Leave the pictures out and copy exactly the lines from the line containing "Clone this chart in D3.js." to the line containing "5: Categories of", both lines included.

● ● ● ● ●

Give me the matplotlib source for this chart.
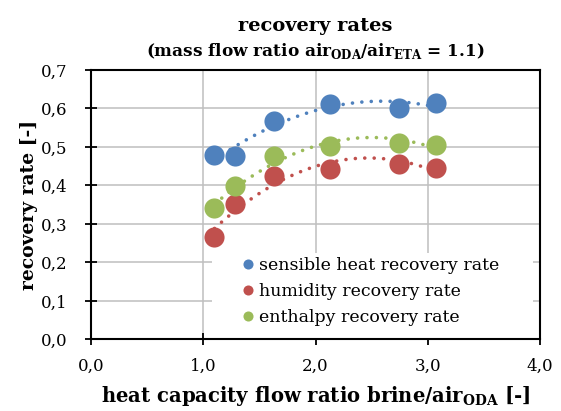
import matplotlib
matplotlib.use('Agg')
import matplotlib.pyplot as plt
from matplotlib.patches import Rectangle
from matplotlib.ticker import FuncFormatter, MultipleLocator
import numpy as np

plt.rcParams['font.family'] = 'DejaVu Serif'
plt.rcParams['mathtext.fontset'] = 'custom'
plt.rcParams['mathtext.rm'] = 'DejaVu Serif'
plt.rcParams['mathtext.bf'] = 'DejaVu Serif:bold'

# heat capacity flow ratio brine/air_ODA
x_ratio = [1.10, 1.28, 1.63, 2.13, 2.74, 3.07]
sensible = [0.478, 0.476, 0.568, 0.612, 0.600, 0.613]
humidity = [0.266, 0.351, 0.424, 0.442, 0.455, 0.446]
enthalpy = [0.340, 0.398, 0.476, 0.502, 0.509, 0.505]
labels = ['sensible heat recovery rate', 'humidity recovery rate', 'enthalpy recovery rate']
colors = ['#4F81BD', '#C0504D', '#9BBB59']

fig = plt.figure(figsize=(5.61, 4.11), dpi=100)
ax = fig.add_axes([91/561, 1 - 339.3/411, 449/561, 269.3/411])

x = np.array(x_ratio)
xs = np.linspace(x.min(), x.max(), 200)
for ys, c, lab in zip([sensible, humidity, enthalpy], colors, labels):
    # 2nd order polynomial trendline like in Excel
    p = np.polyfit(x, ys, 2)
    ax.plot(xs, np.polyval(p, xs), color=c, lw=2.6, dashes=(0.01, 2.6),
            dash_capstyle='round', zorder=2)
    ax.plot(x, ys, 'o', color=c, ms=14.5, mec='none', zorder=3, label=lab)

ax.set_xlim(0, 4)
ax.set_ylim(0, 0.7)
ax.xaxis.set_major_locator(MultipleLocator(1))
ax.yaxis.set_major_locator(MultipleLocator(0.1))
fmt = FuncFormatter(lambda v, pos: f'{v:.1f}'.replace('.', ','))
ax.xaxis.set_major_formatter(fmt)
ax.yaxis.set_major_formatter(fmt)
ax.set_axisbelow(True)
ax.grid(True, color='#BFBFBF', lw=1.1)
for s in ax.spines.values():
    s.set_linewidth(1.5)
    s.set_color('black')
ax.tick_params(direction='inout', length=8, width=1.3, labelsize=12)
ax.tick_params(axis='y', pad=13)
ax.tick_params(axis='x', pad=9)

ax.set_xlabel(r'heat capacity flow ratio brine/air$_{\mathbf{ODA}}$ [-]',
              fontsize=14.1, fontweight='bold', va='baseline')
ax.xaxis.set_label_coords(0.5, -0.232)
ax.set_ylabel('recovery rate [-]', fontsize=13.5, fontweight='bold')
ax.yaxis.set_label_coords(-0.117, 0.5)

ax.text(0.5, 1.145, 'recovery rates', transform=ax.transAxes, ha='center',
        va='baseline', fontsize=14, fontweight='bold')
ax.text(0.5, 1.052, r'(mass flow ratio air$_{\mathbf{ODA}}$/air$_{\mathbf{ETA}}$ = 1.1)',
        transform=ax.transAxes, ha='center', va='baseline', fontsize=12.2,
        fontweight='bold')

# white legend area covering the grid
ax.add_patch(Rectangle((0.27, 0.0), 0.715, 0.32, transform=ax.transAxes,
                       facecolor='white', edgecolor='none', zorder=1))
leg = ax.legend(loc='lower left', bbox_to_anchor=(0.31, 0.004), frameon=False,
                fontsize=12.5, markerscale=0.5, handlelength=0.6,
                handletextpad=0.35, labelspacing=0.52, borderpad=0.2)

fig.savefig('out.png', dpi=100)
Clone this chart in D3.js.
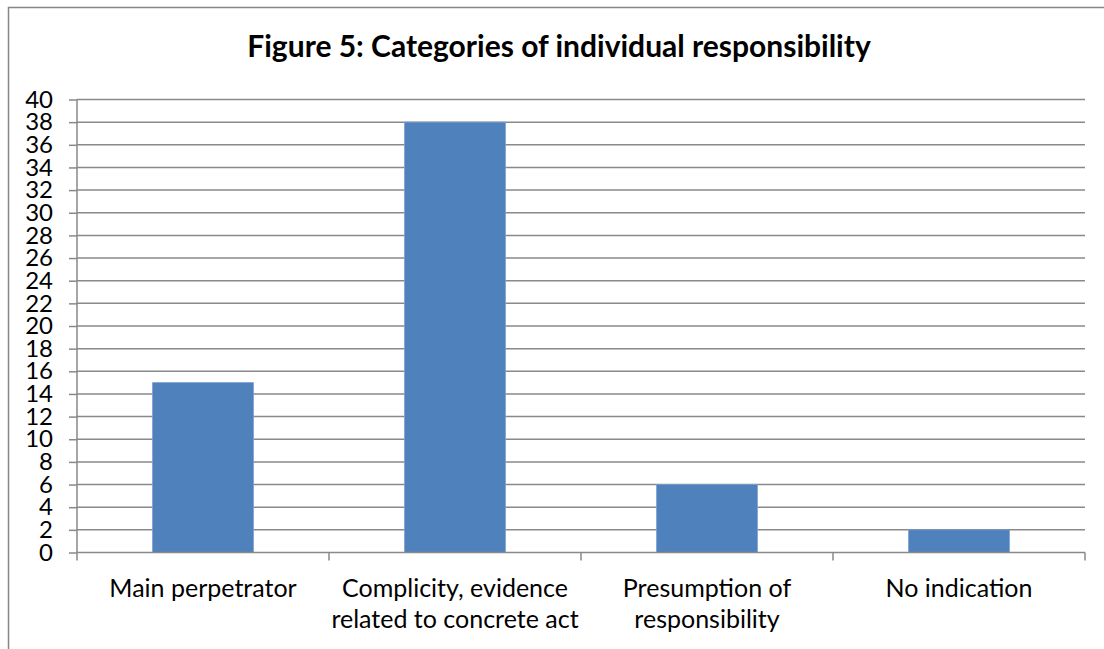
<!DOCTYPE html>
<html>
<head>
<meta charset="utf-8">
<script src="https://cdn.jsdelivr.net/npm/d3@7"></script>
<style>
  body { margin: 0; background: #fff; }
  svg { display: block; font-family: Lato, "Open Sans", sans-serif; }
</style>
</head>
<body>
<div id="chart"></div>
<script>
// chart data
const categories = [
    ["Main perpetrator"],
    ["Complicity, evidence", "related to concrete act"],
    ["Presumption of", "responsibility"],
    ["No indication"]
];
const values = [15, 38, 6, 2];
const yTicks = d3.range(0, 41, 2);
const title = "Figure 5: Categories of individual responsibility";

const W = 1104, H = 649;
const margin = { top: 99.5, right: 19, bottom: 96.5, left: 77 };
const width = W - margin.left - margin.right,
    height = H - margin.top - margin.bottom;

const svg = d3.select("#chart").append("svg")
    .attr("width", W)
    .attr("height", H);

// outer chart border
svg.append("rect")
    .attr("x", 8.5)
    .attr("y", 7.5)
    .attr("width", 1120)
    .attr("height", 700)
    .attr("fill", "none")
    .attr("stroke", "#868686")
    .attr("stroke-width", 1.5);

// title
svg.append("text")
    .attr("x", 559)
    .attr("y", 57)
    .attr("text-anchor", "middle")
    .attr("font-size", 30)
    .attr("font-weight", "bold")
    .attr("fill", "#000")
    .text(title);

const g = svg.append("g")
    .attr("transform", "translate(" + margin.left + "," + margin.top + ")");

const x = d3.scaleBand()
    .domain(d3.range(categories.length))
    .range([0, width])
    .paddingInner(0.6)
    .paddingOuter(0.3);

const y = d3.scaleLinear()
    .domain([0, 40])
    .range([height, 0]);

// gridlines
g.append("g")
    .selectAll("line")
    .data(yTicks.filter(d => d > 0))
    .enter().append("line")
    .attr("x1", 0)
    .attr("x2", width)
    .attr("y1", d => y(d))
    .attr("y2", d => y(d))
    .attr("stroke", "#898989")
    .attr("stroke-width", 1.5);

// y axis
const yAxis = d3.axisLeft(y)
    .tickValues(yTicks)
    .tickSize(8)
    .tickPadding(16);

const yG = g.append("g").call(yAxis);
yG.select(".domain").attr("stroke", "#898989").attr("stroke-width", 1.5)
    .attr("d", "M0," + height + "V0");
yG.selectAll(".tick line").attr("stroke", "#898989").attr("stroke-width", 1.5);
yG.selectAll(".tick text")
    .attr("font-family", "Lato, sans-serif")
    .attr("font-size", 24)
    .attr("fill", "#000");

// bars
g.selectAll(".bar")
    .data(values)
    .enter().append("rect")
    .attr("class", "bar")
    .attr("x", (d, i) => x(i))
    .attr("y", d => y(d))
    .attr("width", x.bandwidth())
    .attr("height", d => height - y(d))
    .attr("fill", "#4F81BD")
    .attr("stroke", "#7a9fd0")
    .attr("stroke-width", 0.8);

// x axis line and category ticks
const step = width / categories.length;
g.append("line")
    .attr("x1", 0).attr("x2", width)
    .attr("y1", height).attr("y2", height)
    .attr("stroke", "#898989")
    .attr("stroke-width", 1.5);

g.selectAll(".xtick")
    .data(d3.range(categories.length + 1))
    .enter().append("line")
    .attr("class", "xtick")
    .attr("x1", d => d * step).attr("x2", d => d * step)
    .attr("y1", height).attr("y2", height + 8)
    .attr("stroke", "#898989")
    .attr("stroke-width", 1.5);

// category labels
const labels = g.selectAll(".xlabel")
    .data(categories)
    .enter().append("text")
    .attr("class", "xlabel")
    .attr("text-anchor", "middle")
    .attr("font-size", 25)
    .attr("fill", "#000")
    .attr("transform", (d, i) => "translate(" + (x(i) + x.bandwidth() / 2) + "," + (height + 44.5) + ")");

labels.selectAll("tspan")
    .data(d => d)
    .enter().append("tspan")
    .attr("x", 0)
    .attr("dy", (d, i) => i === 0 ? 0 : 31)
    .text(d => d);
</script>
</body>
</html>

● ● ● ● ●

**Problem solution:**
Clone this chart in D3.js.
<!DOCTYPE html>
<html>
<head>
<meta charset="utf-8">
<script src="https://cdn.jsdelivr.net/npm/d3@7"></script>
<style>
  body { margin: 0; background: #fff; }
  svg { display: block; font-family: Lato, "Open Sans", sans-serif; }
</style>
</head>
<body>
<div id="chart"></div>
<script>
// chart data
const categories = [
    ["Main perpetrator"],
    ["Complicity, evidence", "related to concrete act"],
    ["Presumption of", "responsibility"],
    ["No indication"]
];
const values = [15, 38, 6, 2];
const yTicks = d3.range(0, 41, 2);
const title = "Figure 5: Categories of individual responsibility";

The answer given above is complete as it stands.